Self-Employed Assassins formed in 2005, as Rabdau was forging a new direction in the aftermath of her well-received William Orbit-influenced release, “Benevolent Apollo.” Graber, then living in Israel, discovered Rabdau’s music on the internet. “It was so strange to have a drummer contact me,” says Rabdau. “Most of them avoid me like the black death because I’m not rock enough for them.”
Immediately upon Graber’s return to Boston, the two “hit it off like brother and sister,” says Rabdau. On stage, this connection is palpable. Watching Rabdau and Graber perform feels like you’re intercepting a note passed in study hall.
After two years of developing the songs live, Self-Employed Assassins set to work on an album, with Peter Moore (Count Zero, Think Tree, Blue Man Group) producing. The album mostly features the duo unadorned, occasionally embellished by a string quartet and guitar that call to mind This Mortal Coil.
Collectively, the album’s songs seem to depict a 21st century Emily Dickinson, emerging from her seclusion to find herself both exhilarated and terrified to be experiencing life first-hand. Hyperbolic figures are often called upon to illustrate the magnitude of her internal strife—a rejected lover so bitter that she becomes an assassin, or a girlfriend so oppressed that she feels like the imprisoned quadruple amputee in the 1993 film ''Boxing Helena''.

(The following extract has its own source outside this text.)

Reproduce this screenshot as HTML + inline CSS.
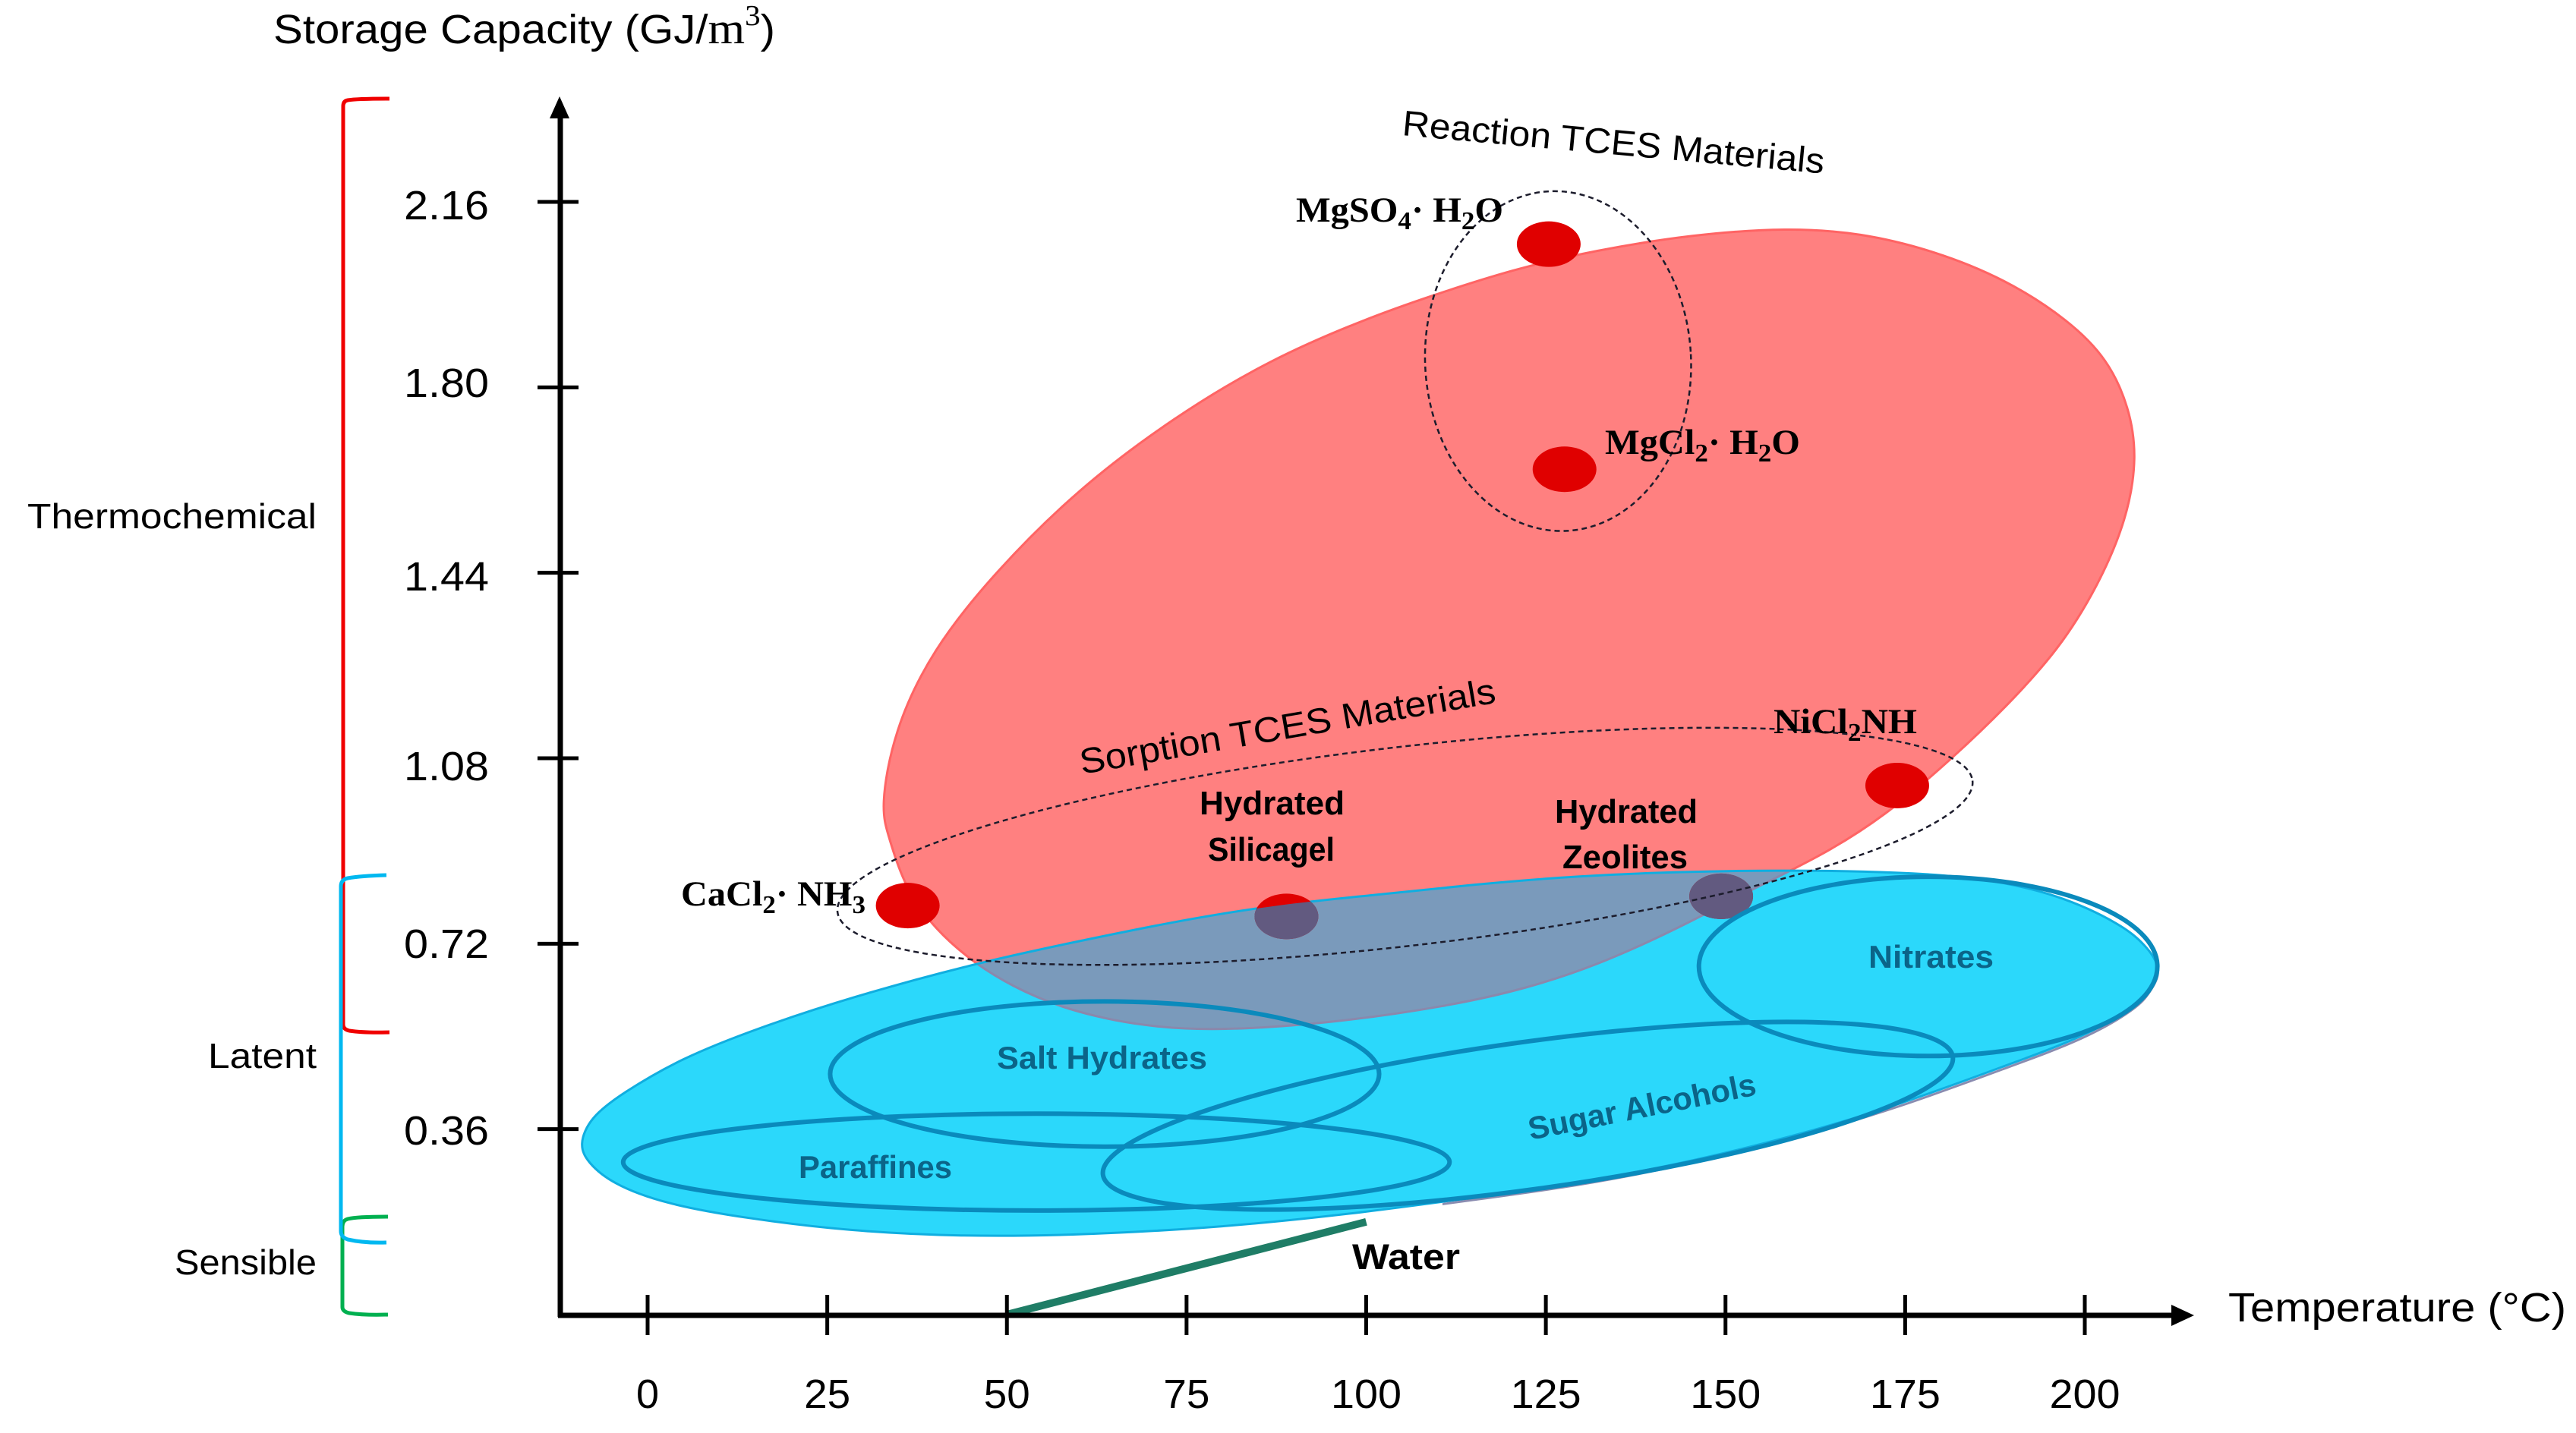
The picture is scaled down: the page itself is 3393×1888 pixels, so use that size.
<!DOCTYPE html>
<html lang="en">
<head>
<meta charset="utf-8">
<title>Storage capacity vs temperature</title>
<style>
html,body{margin:0;padding:0;background:#fff;}
svg{display:block;}
text{font-family:"Liberation Sans",sans-serif;fill:#000;}
.serif{font-family:"Liberation Serif",serif;font-weight:bold;}
.region{font-weight:bold;fill:#0b6488;font-size:42px;}
.mat{font-weight:bold;font-size:44px;}
.cat{font-size:46px;}
.ytl{font-size:54px;}
</style>
</head>
<body>
<svg id="chart" xmlns="http://www.w3.org/2000/svg" width="3393" height="1888" viewBox="0 0 3393 1888">
  <rect width="3393" height="1888" fill="#ffffff"/>
  <defs>
    <clipPath id="cyanClip"><path id="cyanClipPath"/></clipPath>
    <clipPath id="rightClip"><rect x="1900" y="1000" width="1100" height="700"/></clipPath>
  </defs>
  <g id="regions"></g>
  <g id="axes"></g>
  <g id="points"></g>

  <g fill="none" stroke-width="5">
    <path stroke="#f00000" d="M513 130 Q470 130 458 132 Q452 133 452 140 L452 1350 Q452 1356 460 1358 Q480 1361 513 1360"/>
    <path stroke="#00b050" d="M511 1603 Q470 1603 458 1606 Q451 1608 451 1616 L451 1722 Q451 1728 460 1730 Q480 1733 511 1732"/>
    <path stroke="#00b8f0" d="M509 1153 Q475 1154 458 1157 Q449 1159 449 1168 L449 1622 Q449 1630 458 1633 Q480 1638 509 1637"/>
  </g>

  <text x="360" y="57" font-size="54" textLength="661" lengthAdjust="spacingAndGlyphs">Storage Capacity (GJ/<tspan font-family="Liberation Serif" font-size="58">m</tspan><tspan font-family="Liberation Serif" font-size="38" dy="-24">3</tspan><tspan dy="24">)</tspan></text>
  <text x="2935" y="1741" font-size="54" textLength="445" lengthAdjust="spacingAndGlyphs">Temperature (°C)</text>

  <text class="ytl" x="532" y="289" textLength="112" lengthAdjust="spacingAndGlyphs">2.16</text>
  <text class="ytl" x="532" y="523" textLength="112" lengthAdjust="spacingAndGlyphs">1.80</text>
  <text class="ytl" x="532" y="778" textLength="112" lengthAdjust="spacingAndGlyphs">1.44</text>
  <text class="ytl" x="532" y="1028" textLength="112" lengthAdjust="spacingAndGlyphs">1.08</text>
  <text class="ytl" x="532" y="1262" textLength="112" lengthAdjust="spacingAndGlyphs">0.72</text>
  <text class="ytl" x="532" y="1508" textLength="112" lengthAdjust="spacingAndGlyphs">0.36</text>

  <text class="cat" x="36" y="696" textLength="381" lengthAdjust="spacingAndGlyphs">Thermochemical</text>
  <text class="cat" x="274" y="1407" textLength="143" lengthAdjust="spacingAndGlyphs">Latent</text>
  <text class="cat" x="230" y="1679" textLength="187" lengthAdjust="spacingAndGlyphs">Sensible</text>

  <text font-size="47" transform="translate(1846 178) rotate(5.2)" textLength="558" lengthAdjust="spacingAndGlyphs">Reaction TCES Materials</text>
  <text font-size="47" transform="translate(1425 1020) rotate(-9.8)" textLength="555" lengthAdjust="spacingAndGlyphs">Sorption TCES Materials</text>

  <text class="serif" x="1707" y="292" font-size="47" textLength="273" lengthAdjust="spacingAndGlyphs">MgSO<tspan font-size="34" dy="10">4</tspan><tspan dy="-10">· H</tspan><tspan font-size="34" dy="10">2</tspan><tspan dy="-10">O</tspan></text>
  <text class="serif" x="2114" y="598" font-size="47" textLength="257" lengthAdjust="spacingAndGlyphs">MgCl<tspan font-size="34" dy="10">2</tspan><tspan dy="-10">· H</tspan><tspan font-size="34" dy="10">2</tspan><tspan dy="-10">O</tspan></text>
  <text class="serif" x="897" y="1193" font-size="47" textLength="243" lengthAdjust="spacingAndGlyphs">CaCl<tspan font-size="34" dy="10">2</tspan><tspan dy="-10">· NH</tspan><tspan font-size="34" dy="10">3</tspan></text>
  <text class="serif" x="2336" y="966" font-size="47" textLength="189" lengthAdjust="spacingAndGlyphs">NiCl<tspan font-size="34" dy="10">2</tspan><tspan dy="-10">NH</tspan></text>

  <text class="mat" x="1580" y="1073" textLength="191" lengthAdjust="spacingAndGlyphs">Hydrated</text>
  <text class="mat" x="1591" y="1134" textLength="167" lengthAdjust="spacingAndGlyphs">Silicagel</text>
  <text class="mat" x="2048" y="1084" textLength="188" lengthAdjust="spacingAndGlyphs">Hydrated</text>
  <text class="mat" x="2058" y="1144" textLength="165" lengthAdjust="spacingAndGlyphs">Zeolites</text>

  <text class="region" x="1313" y="1408" textLength="277" lengthAdjust="spacingAndGlyphs">Salt Hydrates</text>
  <text class="region" x="1052" y="1552" textLength="202" lengthAdjust="spacingAndGlyphs">Paraffines</text>
  <text class="region" x="2461" y="1275" textLength="165" lengthAdjust="spacingAndGlyphs">Nitrates</text>
  <text class="region" transform="translate(2016 1502) rotate(-11.3)" textLength="305" lengthAdjust="spacingAndGlyphs">Sugar Alcohols</text>

  <text x="1781" y="1672" font-size="47" font-weight="bold" textLength="142" lengthAdjust="spacingAndGlyphs">Water</text>

  <g id="tickLabels"></g>
</svg>

<script>
// ---- Axis tick data ----
const xTickValues = [0, 25, 50, 75, 100, 125, 150, 175, 200];
const yTickValues = [0.36, 0.72, 1.08, 1.44, 1.80, 2.16];

// ---- Material points (°C, GJ/m3) ----
const materialNames = ['mgso4', 'mgcl2', 'cacl2', 'silicagel', 'zeolites', 'nicl2'];
const materialTemps = [125.4, 127.6, 36.2, 88.9, 149.4, 173.9];
const materialCaps = [2.078, 1.641, 0.794, 0.773, 0.812, 1.027];

// ---- Water line ----
const waterTemps = [50, 100];
const waterCaps = [0, 0.18];

// ---- Thermochemical region outline ----
const thermoTemps = [32.4, 34.2, 39.6, 48.3, 59.8, 73.2, 86.7, 100.3, 108.9, 120.4, 131.8, 145.5, 158.7, 168.8, 178.9, 189, 197.8, 203.2, 206.2, 207.3, 205.9, 201.8, 196.4, 189, 181.9, 172.2, 162.9, 153.4, 146, 133.4, 122.2, 111.1, 95.8, 80.2, 69.1, 58, 50.6, 45.3, 40.1, 35.7, 33.5];
const thermoCaps = [0.981, 1.132, 1.291, 1.441, 1.602, 1.742, 1.855, 1.935, 1.977, 2.029, 2.066, 2.097, 2.110, 2.100, 2.066, 2.010, 1.930, 1.855, 1.761, 1.666, 1.544, 1.413, 1.291, 1.179, 1.084, 0.967, 0.887, 0.824, 0.768, 0.684, 0.632, 0.598, 0.567, 0.551, 0.558, 0.592, 0.638, 0.684, 0.746, 0.830, 0.931];

// ---- Latent region outline ----
const latentTemps = [-9.6, -8, -3.6, 4.5, 15.7, 28.3, 45.3, 58, 72.8, 87.6, 100.1, 114.8, 129.7, 144.5, 159.3, 174.2, 185.3, 196.4, 205.3, 208.4, 210.8, 208.9, 207.3, 199.9, 189.3, 174.2, 159.3, 144.5, 129.7, 114.8, 100.1, 80.2, 58, 43.1, 28.3, 13.5, 2.3, -5.1, -8.3];
const latentCaps = [0.329, 0.383, 0.429, 0.497, 0.558, 0.616, 0.681, 0.719, 0.762, 0.796, 0.813, 0.835, 0.852, 0.860, 0.863, 0.859, 0.849, 0.816, 0.756, 0.718, 0.673, 0.629, 0.600, 0.539, 0.485, 0.407, 0.345, 0.295, 0.255, 0.227, 0.199, 0.169, 0.153, 0.152, 0.162, 0.187, 0.215, 0.255, 0.295];

// ---- Sub-family ellipses: centre, half-extent along axes, tilt ----
const familyNames = ['salt-hydrates', 'paraffines', 'sugar-alcohols', 'nitrates'];
const familyTemps = [63.6, 54.1, 122.5, 178.2];
const familyCaps = [0.467, 0.296, 0.386, 0.676];
const familyHalfTemps = [38.2, 57.5, 59.7, 31.9];
const familyHalfCaps = [0.141, 0.094, 0.143, 0.174];
const familyTilts = [0, 0, 7.9, 0];

const groupNames = ['reaction-tces', 'sorption-tces'];
const groupTemps = [126.7, 105.4];
const groupCaps = [1.851, 0.909];
const groupHalfTemps = [18.5, 79.5];
const groupHalfCaps = [0.330, 0.193];
const groupTilts = [3, 6.6];

// ---- Axis functions ----
const X0 = 853, XPER = 9.465, Y0 = 1732, YPER = 678.7;
const xs = function (t) { return X0 + t * XPER; };
const ys = function (c) { return Y0 - c * YPER; };

const NS = 'http://www.w3.org/2000/svg';
function mk(tag, parent, attrs) {
  const el = document.createElementNS(NS, tag);
  for (const k in attrs) el.setAttribute(k, attrs[k]);
  parent.appendChild(el);
  return el;
}

// Closed uniform cubic B-spline through a data outline (smooths reading noise)
function blobPath(temps, caps) {
  const n = temps.length;
  const px = temps.map(xs), py = caps.map(ys);
  const f = function (v) { return v.toFixed(1); };
  let d = '';
  for (let i = 0; i < n; i++) {
    const a = (i - 1 + n) % n, c = (i + 1) % n, e = (i + 2) % n;
    if (i === 0) {
      d += 'M' + f((px[a] + 4 * px[i] + px[c]) / 6) + ' ' + f((py[a] + 4 * py[i] + py[c]) / 6);
    }
    d += 'C' + f((2 * px[i] + px[c]) / 3) + ' ' + f((2 * py[i] + py[c]) / 3) + ' ' +
      f((px[i] + 2 * px[c]) / 3) + ' ' + f((py[i] + 2 * py[c]) / 3) + ' ' +
      f((px[i] + 4 * px[c] + px[e]) / 6) + ' ' + f((py[i] + 4 * py[c] + py[e]) / 6);
  }
  return d + 'Z';
}

const regions = document.getElementById('regions');
const axes = document.getElementById('axes');
const points = document.getElementById('points');
const tickLabels = document.getElementById('tickLabels');

// Regions
const thermoD = blobPath(thermoTemps, thermoCaps);
const latentD = blobPath(latentTemps, latentCaps);
document.getElementById('cyanClipPath').setAttribute('d', latentD);

const thermoEl = mk('path', regions, { d: thermoD, fill: '#ff8080', stroke: '#ff6464', 'stroke-width': 3 });



const ghostWrap = mk('g', regions, { 'clip-path': 'url(#rightClip)' });


const ghostEl = mk('path', ghostWrap, { d: latentD, fill: 'none', stroke: '#8a8cb0', 'stroke-width': 3, transform: 'translate(1 3)' });



const latentEl = mk('path', regions, { d: latentD, fill: '#2bd8fb' });



const overlapEl = mk('path', regions, { d: thermoD, fill: '#7a9abb', stroke: '#8a88ac', 'stroke-width': 3, 'clip-path': 'url(#cyanClip)' });



const latentEdge = mk('path', regions, { d: latentD, fill: 'none', stroke: '#10aee0', 'stroke-width': 3 });



// Water line
const waterEl = mk('line', regions, {
  x1: xs(waterTemps[0]), y1: ys(waterCaps[0]), x2: xs(waterTemps[1]), y2: ys(waterCaps[1]),
  stroke: '#1f7d66', 'stroke-width': 10
});



// Axes
const yAxis = mk('line', axes, { x1: 738, y1: Y0 + 3, x2: 738, y2: 150, stroke: '#000', 'stroke-width': 7 });


const yHead = mk('path', axes, { d: 'M737 127 L750 156 L724 156 Z', fill: '#000' });


const xAxis = mk('line', axes, { x1: 735, y1: Y0 + 1, x2: 2865, y2: Y0 + 1, stroke: '#000', 'stroke-width': 7 });


const xHead = mk('path', axes, { d: 'M2890 1733 L2860 1719 L2860 1747 Z', fill: '#000' });



xTickValues.forEach(function (v) {
  const t = mk('line', axes, { x1: xs(v), y1: 1706, x2: xs(v), y2: 1759, stroke: '#000', 'stroke-width': 5 });
  
  
  const s = String(v);
  const label = mk('text', tickLabels, {
    x: xs(v), y: 1855, 'text-anchor': 'middle', 'font-size': 54,
    textLength: s.length === 1 ? 30 : (s.length === 2 ? 61 : 93), lengthAdjust: 'spacingAndGlyphs'
  });
  label.textContent = s;
  
  
});

yTickValues.forEach(function (v) {
  const t = mk('line', axes, { x1: 708, y1: ys(v), x2: 762, y2: ys(v), stroke: '#000', 'stroke-width': 5 });
  
  
});

// Material points
materialNames.forEach(function (name, i) {
  const cx = xs(materialTemps[i]), cy = ys(materialCaps[i]);
  const dot = mk('ellipse', points, { cx: cx, cy: cy, rx: 42, ry: 30, fill: '#e00000' });
  
  
  const shade = mk('ellipse', points, { cx: cx, cy: cy, rx: 42, ry: 30, fill: '#625a80', 'clip-path': 'url(#cyanClip)' });
  
  
});

// Sub-family ellipses
familyNames.forEach(function (name, i) {
  const cx = xs(familyTemps[i]), cy = ys(familyCaps[i]);
  const rx = familyHalfTemps[i] * XPER, ry = familyHalfCaps[i] * YPER;
  const el = mk('ellipse', points, {
    cx: cx, cy: cy, rx: rx, ry: ry, fill: 'none', stroke: '#0a8abc', 'stroke-width': 6,
    transform: 'rotate(' + (-familyTilts[i]) + ' ' + cx + ' ' + cy + ')'
  });
  
  
});

// Dashed material-group ellipses
groupNames.forEach(function (name, i) {
  const cx = xs(groupTemps[i]), cy = ys(groupCaps[i]);
  const rx = groupHalfTemps[i] * XPER, ry = groupHalfCaps[i] * YPER;
  const el = mk('ellipse', points, {
    cx: cx, cy: cy, rx: rx, ry: ry, fill: 'none', stroke: '#1c1c2c', 'stroke-width': 2.5, 'stroke-dasharray': '7 5',
    transform: 'rotate(' + (-groupTilts[i]) + ' ' + cx + ' ' + cy + ')'
  });
  
  
});
</script>
</body>
</html>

Self-Employed Assassins also offer upbeat gems such as ''Jackie'', a tribute to a quadragenarian rocker who, in full E-Street Band glory, finally gets his due. Autumn Spills evokes the first breath of a fresh new season, where anything seems possible and the narrator deliberates on whether a wayward romance can, or should, be reclaimed.
Carving out a niche that transcends scenes and sub-genres, Sarah RabDAU and Self-Employed Assassins have shared bills with Nicole Atkins and the Sea, Winterpills, and HUMANWINE. The band now looks forward to supporting the album, bringing its energetic live show to dark halls throughout the United States and beyond.
Not a day too soon—there are too many things that have gone unsaid.